Mobiles are a category that defies long-term definitions. With more than 1.2 billion new mobile devices produced each year, the pace of innovation in the mobile markets is unprecedented. Mobiles, especially smartphones and tablets, enable ubiquitous access to information, social networks, tools for learning and productivity, and hundreds of thousands of custom applications. Mobiles were listed in previous years because they could capture multimedia, access the Internet, or geolocate. Now they are effectively specialized computers for the palm of your hand, with a huge and growing collection of software tools that make use of their accelerometers, compasses, cameras, microphones, GPS, and other sensors.

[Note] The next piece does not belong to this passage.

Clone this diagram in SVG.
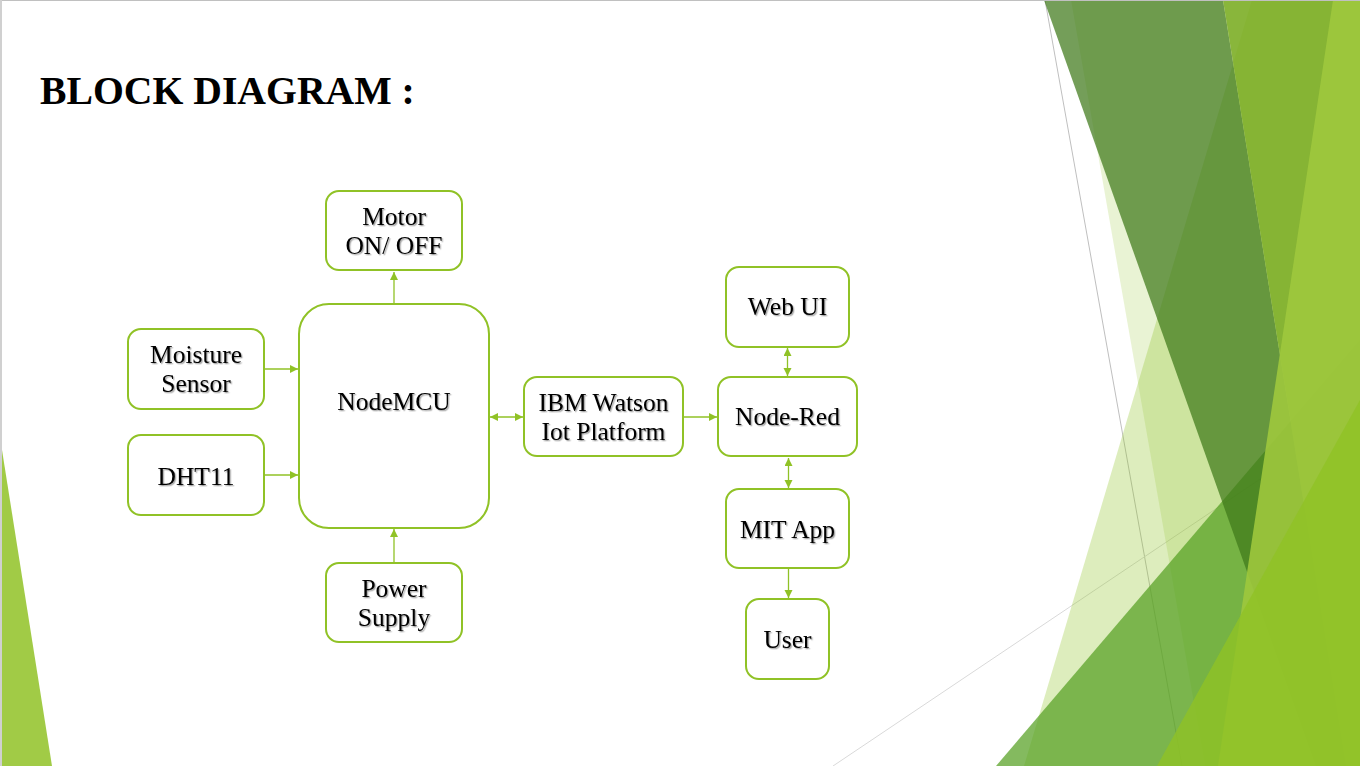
<svg xmlns="http://www.w3.org/2000/svg" width="1360" height="766" viewBox="0 0 1360 766">
<defs>
<style>
.box{fill:#ffffff;stroke:#90C226;stroke-width:2}
.lbl{font-family:"Liberation Serif","Times New Roman",serif;font-size:25.5px;fill:#000000;text-anchor:middle;filter:url(#sh)}
.conn{stroke:#90C226;stroke-width:1.3;fill:none}
.uni{marker-end:url(#ah)}
.bi{marker-start:url(#ah);marker-end:url(#ah)}
</style>
<marker id="ah" markerUnits="userSpaceOnUse" markerWidth="9" markerHeight="9" refX="8" refY="4" orient="auto-start-reverse"><path d="M0,0 L8,4 L0,8 Z" fill="#90C226"/></marker>
<filter id="sh" x="-10%" y="-30%" width="130%" height="160%"><feDropShadow dx="1.3" dy="1.3" stdDeviation="0.7" flood-color="#000000" flood-opacity="0.35"/></filter>
</defs>
<g id="background">
<rect x="0" y="0" width="1360" height="766" fill="#ffffff"/>
<line x1="1045" y1="0" x2="1182" y2="766" stroke="#bfbfbf" stroke-width="1"/>
<line x1="833" y1="766" x2="1360" y2="412" stroke="#d9d9d9" stroke-width="1"/>
<polygon points="1252,0 1360,0 1360,766 1024,766" fill="#90C226" fill-opacity="0.3"/>
<polygon points="1071,0 1360,0 1360,766 1205,766" fill="#90C226" fill-opacity="0.2"/>
<polygon points="996,766 1360,340 1360,766" fill="#54A021" fill-opacity="0.72"/>
<polygon points="1044,0 1223,0 1346,766 1316,766" fill="#3F7819" fill-opacity="0.72"/>
<polygon points="1223,0 1360,0 1360,766 1346,766" fill="#7BAC24" fill-opacity="0.87"/>
<polygon points="1333,0 1360,0 1360,766 1218,766" fill="#9EC83D" fill-opacity="0.9"/>
<polygon points="1157,766 1360,400 1360,766" fill="#90C226" fill-opacity="0.8"/>
<polygon points="2,450 52,766 2,766" fill="#90C226" fill-opacity="0.85"/>
<line x1="0" y1="0.5" x2="1360" y2="0.5" stroke="#c0c0c0" stroke-width="1"/>
<line x1="1" y1="0" x2="1" y2="766" stroke="#d0d0d0" stroke-width="2"/>
</g>
<g id="title">
<text x="40" y="104" font-family="'Liberation Serif','Times New Roman',serif" font-size="39.7px" font-weight="bold" fill="#000000">BLOCK DIAGRAM :</text>
</g>
<g id="connectors">
<line class="conn uni" x1="394" y1="303" x2="394" y2="272"/>
<line class="conn uni" x1="265" y1="369" x2="298" y2="369"/>
<line class="conn uni" x1="265" y1="475" x2="298" y2="475"/>
<line class="conn uni" x1="394" y1="562" x2="394" y2="529"/>
<line class="conn bi" x1="490" y1="417" x2="523" y2="417"/>
<line class="conn uni" x1="684" y1="417" x2="717" y2="417"/>
<line class="conn bi" x1="787.5" y1="348" x2="787.5" y2="376"/>
<line class="conn bi" x1="788.5" y1="458" x2="788.5" y2="488"/>
<line class="conn uni" x1="788.5" y1="569" x2="788.5" y2="598"/>
</g>
<g id="motor">
<rect class="box" x="326" y="191" width="136" height="79" rx="13"/>
<text class="lbl" x="394" y="225">Motor</text>
<text class="lbl" x="394" y="254">ON/ OFF</text>
</g>
<g id="moisture">
<rect class="box" x="128" y="329" width="136" height="80" rx="13"/>
<text class="lbl" x="196" y="363">Moisture</text>
<text class="lbl" x="196" y="392">Sensor</text>
</g>
<g id="dht11">
<rect class="box" x="128" y="435" width="136" height="80" rx="13"/>
<text class="lbl" x="196" y="485">DHT11</text>
</g>
<g id="nodemcu">
<rect class="box" x="299" y="304" width="190" height="224" rx="30"/>
<text class="lbl" x="394" y="410">NodeMCU</text>
</g>
<g id="power">
<rect class="box" x="326" y="563" width="136" height="79" rx="13"/>
<text class="lbl" x="394" y="597">Power</text>
<text class="lbl" x="394" y="626">Supply</text>
</g>
<g id="ibm">
<rect class="box" x="524" y="377" width="159" height="79" rx="13"/>
<text class="lbl" x="603.5" y="411">IBM Watson</text>
<text class="lbl" x="603.5" y="440">Iot Platform</text>
</g>
<g id="nodered">
<rect class="box" x="718" y="377" width="139" height="79" rx="13"/>
<text class="lbl" x="787.5" y="425">Node-Red</text>
</g>
<g id="webui">
<rect class="box" x="726" y="267" width="123" height="80" rx="13"/>
<text class="lbl" x="787.5" y="315">Web UI</text>
</g>
<g id="mitapp">
<rect class="box" x="726" y="489" width="123" height="79" rx="13"/>
<text class="lbl" x="787.5" y="538">MIT App</text>
</g>
<g id="user">
<rect class="box" x="746" y="599" width="83" height="80" rx="13"/>
<text class="lbl" x="787.5" y="648">User</text>
</g>
</svg>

It sounds impressive because it is impressive. It is also overwhelming for many teachers and administrators across the education system. Of course, there are early adopters and some school districts that are investing heavily into mobile devices, but that doesn't change the fact we need to invest much more time on the how this will be done and what it will mean.

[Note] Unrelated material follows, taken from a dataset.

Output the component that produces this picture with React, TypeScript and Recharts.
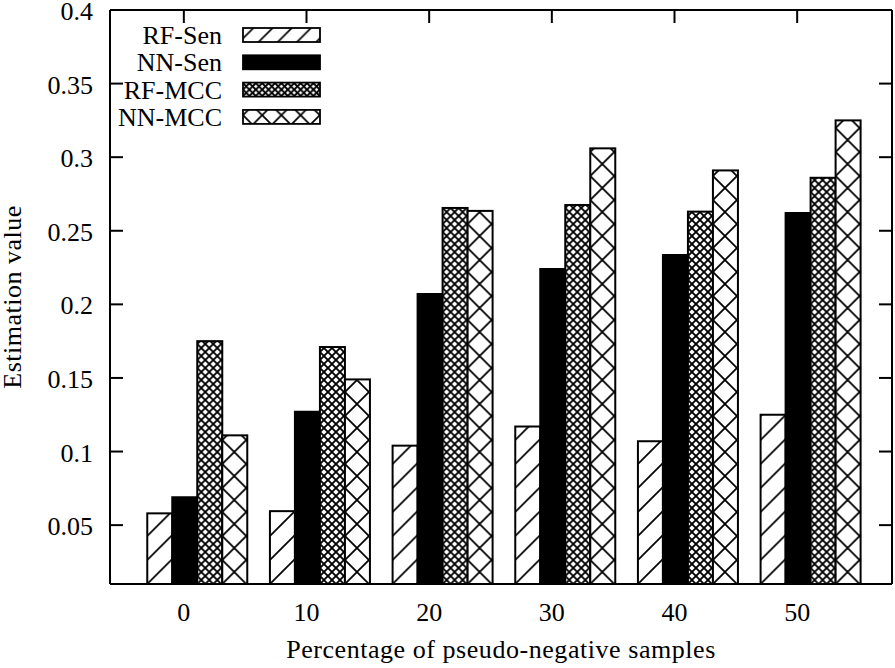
import React from 'react';
import { BarChart, Bar, XAxis, YAxis, Legend } from 'recharts';

const categories = ['0', '10', '20', '30', '40', '50'];
const rfSen = [0.058, 0.0595, 0.104, 0.117, 0.107, 0.125];
const nnSen = [0.069, 0.127, 0.207, 0.224, 0.2335, 0.262];
const rfMcc = [0.175, 0.171, 0.2655, 0.2675, 0.263, 0.286];
const nnMcc = [0.111, 0.149, 0.2635, 0.306, 0.291, 0.325];
const yTicks = [0.05, 0.1, 0.15, 0.2, 0.25, 0.3, 0.35, 0.4];
const seriesNames = ['RF-Sen', 'NN-Sen', 'RF-MCC', 'NN-MCC'];
const seriesKinds = ['slash', 'solid', 'dense', 'sparse'];

const data = categories.map((c, i) => ({
  cat: c,
  'RF-Sen': rfSen[i],
  'NN-Sen': nnSen[i],
  'RF-MCC': rfMcc[i],
  'NN-MCC': nnMcc[i],
}));

const FONT = '"Liberation Serif", "Times New Roman", Times, serif';
const FS = 26;
const TICK_OFFSET = -12.5;

function PatternDef({ id, kind, x, y, scale }: any) {
  if (kind === 'slash') {
    const p = 24 * scale;
    return (
      <pattern id={id} patternUnits="userSpaceOnUse" x={x} y={y} width={p} height={p}>
        <rect x={0} y={0} width={p} height={p} fill="#fff" />
        <path d={`M0,${p} L${p},0 M-4,4 L4,-4 M${p - 4},${p + 4} L${p + 4},${p - 4}`} stroke="#000" strokeWidth={1.7} />
      </pattern>
    );
  }
  const p = (kind === 'dense' ? 8 : 24) * scale;
  return (
    <pattern id={id} patternUnits="userSpaceOnUse" x={x} y={y} width={p} height={p}>
      <rect x={0} y={0} width={p} height={p} fill="#fff" />
      <path d={`M-1,-1 L${p + 1},${p + 1} M${p + 1},-1 L-1,${p + 1}`} stroke="#000" strokeWidth={kind === 'dense' ? 1.9 : 1.8} />
    </pattern>
  );
}

const makeShape = (kind: string) => (props: any) => {
  const { x, y, width, height, index } = props;
  if (!(height > 0)) return <g />;
  const id = `bar-${kind}-${index}`;
  return (
    <g>
      <defs>
        <PatternDef id={id} kind={kind} x={x} y={y + height} scale={1} />
      </defs>
      <rect x={x} y={y} width={width} height={height} fill={`url(#${id})`} stroke="#000" strokeWidth={2} />
    </g>
  );
};

const BottomTick = (props: any) => {
  const { x, y, payload } = props;
  const tx = x + TICK_OFFSET;
  return (
    <g>
      <line x1={tx} y1={y} x2={tx} y2={y - 13} stroke="#000" strokeWidth={2} />
      <text x={tx} y={y + 37} textAnchor="middle" fontFamily={FONT} fontSize={FS} fill="#000">
        {payload.value}
      </text>
    </g>
  );
};

const TopTick = (props: any) => {
  const { x, y } = props;
  const tx = x + TICK_OFFSET;
  return <line x1={tx} y1={y} x2={tx} y2={y + 13} stroke="#000" strokeWidth={2} />;
};

const LeftTick = (props: any) => {
  const { x, y, payload } = props;
  return (
    <g>
      <line x1={x} y1={y} x2={x + 13} y2={y} stroke="#000" strokeWidth={2} />
      <text x={x - 17} y={y + 10} textAnchor="end" fontFamily={FONT} fontSize={FS} fill="#000">
        {String(payload.value)}
      </text>
    </g>
  );
};

const RightTick = (props: any) => {
  const { x, y } = props;
  return <line x1={x} y1={y} x2={x - 13} y2={y} stroke="#000" strokeWidth={2} />;
};

const YTitle = (props: any) => {
  const vb = props.viewBox || { x: 0, y: 10, width: 110, height: 574 };
  const cx = vb.x + 21;
  const cy = vb.y + vb.height / 2;
  return (
    <text x={cx} y={cy} transform={`rotate(-90, ${cx}, ${cy})`} textAnchor="middle" fontFamily={FONT} fontSize={FS} letterSpacing={0.5} fill="#000">
      Estimation value
    </text>
  );
};

const XTitle = (props: any) => {
  const vb = props.viewBox || { x: 110, y: 584, width: 782, height: 84 };
  return (
    <text x={vb.x + vb.width / 2} y={vb.y + 74} textAnchor="middle" fontFamily={FONT} fontSize={FS} letterSpacing={0.55} fill="#000">
      Percentage of pseudo-negative samples
    </text>
  );
};

const LegendContent = () => (
  <svg width={340} height={135} style={{ display: 'block' }}>
    <defs>
      {seriesKinds.map((k) =>
        k === 'solid' ? null : <PatternDef key={k} id={`leg-${k}`} kind={k} x={243} y={0} scale={0.8} />
      )}
    </defs>
    {seriesNames.map((name, i) => {
      const top = 28 + i * 27.3;
      const kind = seriesKinds[i];
      return (
        <g key={name}>
          <text x={222} y={top + 16} textAnchor="end" fontFamily={FONT} fontSize={FS} fill="#000">
            {name}
          </text>
          <rect
            x={243}
            y={top}
            width={77}
            height={14}
            fill={kind === 'solid' ? '#000' : `url(#leg-${kind})`}
            stroke="#000"
            strokeWidth={1.8}
          />
        </g>
      );
    })}
  </svg>
);

export default function App() {
  return (
    <div style={{ position: 'absolute', left: 0, top: 0, width: 895, height: 668, background: '#fff' }}>
      <BarChart
        width={895}
        height={668}
        data={data}
        margin={{ top: 9, right: 2, left: 0, bottom: 0 }}
        barCategoryGap="10%"
        barGap={0}
      >
        <XAxis
          dataKey="cat"
          height={84}
          interval={0}
          padding={{ left: 25, right: 21 }}
          tickSize={0}
          tickMargin={0}
          tickLine={false}
          axisLine={{ stroke: '#000', strokeWidth: 2 }}
          tick={<BottomTick />}
          label={<XTitle />}
        />
        <XAxis
          xAxisId="top"
          orientation="top"
          dataKey="cat"
          height={1}
          interval={0}
          padding={{ left: 25, right: 21 }}
          tickSize={0}
          tickMargin={0}
          tickLine={false}
          axisLine={{ stroke: '#000', strokeWidth: 2 }}
          tick={<TopTick />}
        />
        <YAxis
          width={110}
          domain={[0.01, 0.4]}
          ticks={yTicks}
          allowDataOverflow
          interval={0}
          tickSize={0}
          tickMargin={0}
          tickLine={false}
          axisLine={{ stroke: '#000', strokeWidth: 2 }}
          tick={<LeftTick />}
          label={<YTitle />}
        />
        <YAxis
          yAxisId="right"
          orientation="right"
          width={1}
          domain={[0.01, 0.4]}
          ticks={yTicks}
          allowDataOverflow
          interval={0}
          tickSize={0}
          tickMargin={0}
          tickLine={false}
          axisLine={{ stroke: '#000', strokeWidth: 2 }}
          tick={<RightTick />}
        />
        <Legend
          layout="vertical"
          align="center"
          verticalAlign="middle"
          wrapperStyle={{ left: 0, top: 0, width: 340, height: 135 }}
          content={<LegendContent />}
        />
        <Bar dataKey="RF-Sen" isAnimationActive={false} shape={makeShape('slash')} />
        <Bar dataKey="NN-Sen" isAnimationActive={false} fill="#000" stroke="#000" strokeWidth={2} />
        <Bar dataKey="RF-MCC" isAnimationActive={false} shape={makeShape('dense')} />
        <Bar dataKey="NN-MCC" isAnimationActive={false} shape={makeShape('sparse')} />
      </BarChart>
    </div>
  );
}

How will we support our education system to evolve and adapt to this new technology? What do we want for our children in terms of their learning and development? And, most importantly, are we willing to allow fundamental changes in the systems that govern our children's learning and development through this technological revolution?

We don't have to evolve, and if we don't it will be a great loss. If we choose to simply go one-to-one with these devices and load them eBooks and see them as somehow being devices that save us money and paper and better help us to test and track and analyze data then we will have changed nothing. The Horizon Report demonstrates how these tools can be used creatively: using tablets to sketch self portraits, using iPhones GPS to track tagged birds flight paths and there are tools for story telling and animation that can be used at kindergarten level like the Toontastic app.

Mobile devices will not improve our children's learning on their own. We need to foster the teaching profession, to learn (at a reasonable pace) how to use and adapt these devices to best support children's learning. We need teacher's and facilitators not to feel overwhelmed, but inspired and this means not claiming the technology will save us, but understanding and respecting the context into which this change must occur and the difficulties and challenges of that change.

We need to change the way classrooms look and rethink how students are organized and what the role of a teacher actually is when a mobile device connects you to a world of unimaginable knowledge and information.

This means we need to invest not just in the technology, but invest in the change process itself. Technology won't improve our children's education, but we will and we need to think laterally and outside the box in the way the technology allows us to. Change is hard. Change is expensive. Change in systems is never as fast as outside them. Those interested in using technology to facilitate these changes in education ignore this at their peril. The imperative is right there in the latest Horizon Report and all policy makers, administrators and teachers should read through its pages and start thinking about this change. At the same time, they should consider reading a recent blog post from Will Richardson: Have schools reached their limits?

There is no limit, when you can change and adapt and have the investment to support you.